Already she’s under attack: some say she has tarnished the image of the judiciary. She has also been accused of bringing a bad name to the institution of the Supreme Court. “If you ask me, leaking the affidavit against Justice Ganguly was unethical,” Justice Srik­rishna has said in an interview to the Economic Times. Jaising has a well-tempered response. “I respect Justice Srikr­i­shna,” she says. “But it is important to separate the judge from the judiciary. I think what he is talking about is the criminal justice process, and it is important to separate this from the truth-seeking process. I’m afraid Justice Srik­­r­i­shna has conflated the two. We are asking for the truth to be acknowledged.”

Though complaints against Supreme Court judges have been made by women in the past, there never has been the sort of acknowledgement of the truth that the additional solicitor general is seeking.  Her silver hair and status as a senior member of the profession haven’t guaranteed protection either: it is just a few days back that a senior counsel who referred to Jaising as “that woman” had to be given a quick lesson on the proper way of addressing a woman colleague. She also says she’s been sexually harassed on occasion and has had to confront the perpetrators—sometimes physically. In the inflexibly hierarchical structure that defines the court and its functions, she says, those in the lower rungs, especially women and young women interns, are often made to experience acute inequalities. “The judiciary is the last bastion of a feudal and hierarchical structure—and that has to change,” she says. “And unfortunately, I have to add, judges just can’t take women seriously.”

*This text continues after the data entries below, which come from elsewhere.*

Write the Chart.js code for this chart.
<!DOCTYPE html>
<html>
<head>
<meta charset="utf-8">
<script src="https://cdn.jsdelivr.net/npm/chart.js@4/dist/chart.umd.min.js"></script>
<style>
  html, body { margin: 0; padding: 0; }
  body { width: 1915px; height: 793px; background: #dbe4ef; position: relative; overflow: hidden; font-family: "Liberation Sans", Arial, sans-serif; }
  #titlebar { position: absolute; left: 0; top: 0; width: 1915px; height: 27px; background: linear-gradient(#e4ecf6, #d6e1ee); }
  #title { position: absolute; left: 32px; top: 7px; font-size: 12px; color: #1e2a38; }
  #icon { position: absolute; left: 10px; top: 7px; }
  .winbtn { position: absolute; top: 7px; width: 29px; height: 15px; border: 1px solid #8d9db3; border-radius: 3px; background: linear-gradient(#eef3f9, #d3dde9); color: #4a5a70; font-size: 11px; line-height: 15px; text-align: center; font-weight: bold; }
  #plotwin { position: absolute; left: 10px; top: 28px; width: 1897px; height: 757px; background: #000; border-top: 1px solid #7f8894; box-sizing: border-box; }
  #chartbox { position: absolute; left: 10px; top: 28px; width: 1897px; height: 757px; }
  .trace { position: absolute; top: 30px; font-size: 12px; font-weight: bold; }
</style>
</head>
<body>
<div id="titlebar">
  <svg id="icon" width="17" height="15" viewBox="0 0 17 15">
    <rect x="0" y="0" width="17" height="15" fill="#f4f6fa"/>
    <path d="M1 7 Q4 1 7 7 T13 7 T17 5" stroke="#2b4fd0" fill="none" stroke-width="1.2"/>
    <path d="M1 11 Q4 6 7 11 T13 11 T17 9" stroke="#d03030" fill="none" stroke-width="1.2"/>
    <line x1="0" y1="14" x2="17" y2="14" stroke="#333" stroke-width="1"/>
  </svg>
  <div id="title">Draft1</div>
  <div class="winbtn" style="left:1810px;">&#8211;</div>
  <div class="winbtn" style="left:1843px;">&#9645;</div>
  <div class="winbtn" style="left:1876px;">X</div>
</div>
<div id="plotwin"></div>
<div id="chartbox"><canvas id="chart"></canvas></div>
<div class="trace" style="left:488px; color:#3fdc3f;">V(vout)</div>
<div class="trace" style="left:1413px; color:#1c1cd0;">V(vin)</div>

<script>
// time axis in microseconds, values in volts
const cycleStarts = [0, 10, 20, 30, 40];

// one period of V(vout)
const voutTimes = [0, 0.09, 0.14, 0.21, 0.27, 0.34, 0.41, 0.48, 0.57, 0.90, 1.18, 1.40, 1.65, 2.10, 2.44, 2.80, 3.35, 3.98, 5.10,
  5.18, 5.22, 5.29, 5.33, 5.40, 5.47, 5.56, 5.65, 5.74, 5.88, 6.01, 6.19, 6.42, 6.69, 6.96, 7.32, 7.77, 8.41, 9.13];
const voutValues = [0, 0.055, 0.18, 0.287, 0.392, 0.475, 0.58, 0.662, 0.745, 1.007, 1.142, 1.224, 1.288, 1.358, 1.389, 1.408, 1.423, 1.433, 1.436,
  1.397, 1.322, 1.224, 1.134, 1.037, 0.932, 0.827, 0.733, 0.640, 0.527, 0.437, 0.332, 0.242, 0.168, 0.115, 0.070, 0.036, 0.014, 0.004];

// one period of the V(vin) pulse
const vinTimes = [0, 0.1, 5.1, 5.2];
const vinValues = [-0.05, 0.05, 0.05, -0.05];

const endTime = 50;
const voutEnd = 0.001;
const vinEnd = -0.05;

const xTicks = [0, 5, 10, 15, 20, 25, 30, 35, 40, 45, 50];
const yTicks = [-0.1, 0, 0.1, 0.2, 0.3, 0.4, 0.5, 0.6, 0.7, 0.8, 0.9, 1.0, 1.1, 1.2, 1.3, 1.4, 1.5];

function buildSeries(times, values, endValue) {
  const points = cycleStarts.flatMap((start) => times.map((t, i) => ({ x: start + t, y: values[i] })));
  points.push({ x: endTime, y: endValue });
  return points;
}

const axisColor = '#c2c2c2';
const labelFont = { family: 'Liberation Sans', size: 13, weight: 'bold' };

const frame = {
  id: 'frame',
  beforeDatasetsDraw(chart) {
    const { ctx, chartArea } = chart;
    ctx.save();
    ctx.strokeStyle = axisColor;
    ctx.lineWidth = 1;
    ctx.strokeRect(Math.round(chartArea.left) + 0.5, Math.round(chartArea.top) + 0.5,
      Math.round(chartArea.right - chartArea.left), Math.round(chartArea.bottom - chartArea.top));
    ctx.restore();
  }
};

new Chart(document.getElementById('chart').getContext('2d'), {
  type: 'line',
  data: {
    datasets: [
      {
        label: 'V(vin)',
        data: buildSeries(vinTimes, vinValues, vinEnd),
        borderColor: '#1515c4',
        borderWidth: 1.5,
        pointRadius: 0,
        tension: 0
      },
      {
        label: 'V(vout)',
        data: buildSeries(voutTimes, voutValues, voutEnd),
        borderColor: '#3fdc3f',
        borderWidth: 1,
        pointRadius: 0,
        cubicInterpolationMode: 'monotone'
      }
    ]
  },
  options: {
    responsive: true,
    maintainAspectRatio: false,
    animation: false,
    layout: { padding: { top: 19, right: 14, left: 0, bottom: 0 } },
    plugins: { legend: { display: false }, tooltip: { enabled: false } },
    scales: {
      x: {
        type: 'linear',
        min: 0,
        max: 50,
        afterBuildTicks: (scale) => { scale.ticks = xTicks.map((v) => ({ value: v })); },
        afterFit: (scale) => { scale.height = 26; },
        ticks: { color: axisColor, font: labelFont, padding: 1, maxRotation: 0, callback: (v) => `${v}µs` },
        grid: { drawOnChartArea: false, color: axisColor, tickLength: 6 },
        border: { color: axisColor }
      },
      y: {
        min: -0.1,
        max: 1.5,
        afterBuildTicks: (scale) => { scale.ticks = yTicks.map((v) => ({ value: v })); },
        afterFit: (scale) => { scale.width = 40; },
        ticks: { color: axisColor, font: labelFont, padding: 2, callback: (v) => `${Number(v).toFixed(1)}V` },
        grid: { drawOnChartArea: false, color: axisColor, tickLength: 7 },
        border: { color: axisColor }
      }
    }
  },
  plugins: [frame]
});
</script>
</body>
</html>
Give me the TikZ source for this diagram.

There have been three unintended consequences of Jaising’s actions. The first is positive: the legal fraternity is pleased that the horrible truth is out in the open. Second, men have taken to play the “weaker sex” in mock admissions of fear, such as, “Oh! We just won’t be seen alone with a female colleague!” The third is worrying: some say they’d rather not hire women or have women working with them.

Be that as it may, activists like Kavita Krishnan, president of the All-India Progressive Women’s Association, are all praise for Jaising and her work. “She stands like a shield for women, and she’s here to uphold the Constitution,” says Kavita, who worked with Jaising, lawyer Vrinda Grover and other women activists towards the creation of a law against sexual harassment at the work place—which is here to stay, and which has come to haunt the two judges.

Senior advocate Rajiv Dhavan, who has been vocal on the issue of sexual harassment and has no problems with the new law, says his only concern, however, is that the rigorous practice of going by the law should not be overlooked in the atmosphere of populism that surrounds the issue. “The issue depends on the girl’s affidavit,” he says. “Nothing has been proved. But there’s been a huge indictment by the media and others. The Supreme Court acted in excess by denying jurisprudence and by going by the prima facie view. The complaints of the interns have to be tested by the law.” It’s a view senior advocate Manoj Goel shares: “Populism,” he says, “should not ride roughshod over constitutional values.” And Dhavan is firm that, just because they are retired judges, they can’t be said to be above legal scrutiny.

Those are valid, well-reasoned positions. But as to the charges from others that she has caused systemic damage, Jaising says, “I have no vested interests. My approach is based on my commitment to equality. I am not indebted to judges or colleagues.” It’s a commitment that has seen her fight for fair wages for labourers and take up the cause of pavement dwellers and other marginalised groups. “They have nothing but the law to protect them,” she asserts. That belief was amply on display when she defended the Right to Education when some private institutions contested it. Says journalist Olga Tellis, who has known Jaising for a long time, “She’s committed to the causes she champions and stubbornly holds on to what she believes in.”

The workplace law and the Visakha guidelines, which bear the imprints of Jaising, the late Justice J.S. Verma and Justice Leila Seth among others, have come to bear upon those who might have thought their high offices would bring them immunity. As Jaising says, these young women have grown up in a different climate: the Visakha guidelines, dealing with sexual harassment in public places, came in 1997, when the interns may have been in their teens. They have seen it in practice, and perhaps that’s why they are confidently able to demand equal treatment. Things are changing.

Due to retire around April, Jaising plans to devote her time to Hindustani classical music, which she is known to practise (as a vocalist) with the same rigour she brings to her legal work. The young interns who have spoken out—and all women at work—will remain indebted to that distinctive voice, smoky and at times raspy, for putting its considerable strength behind their cause.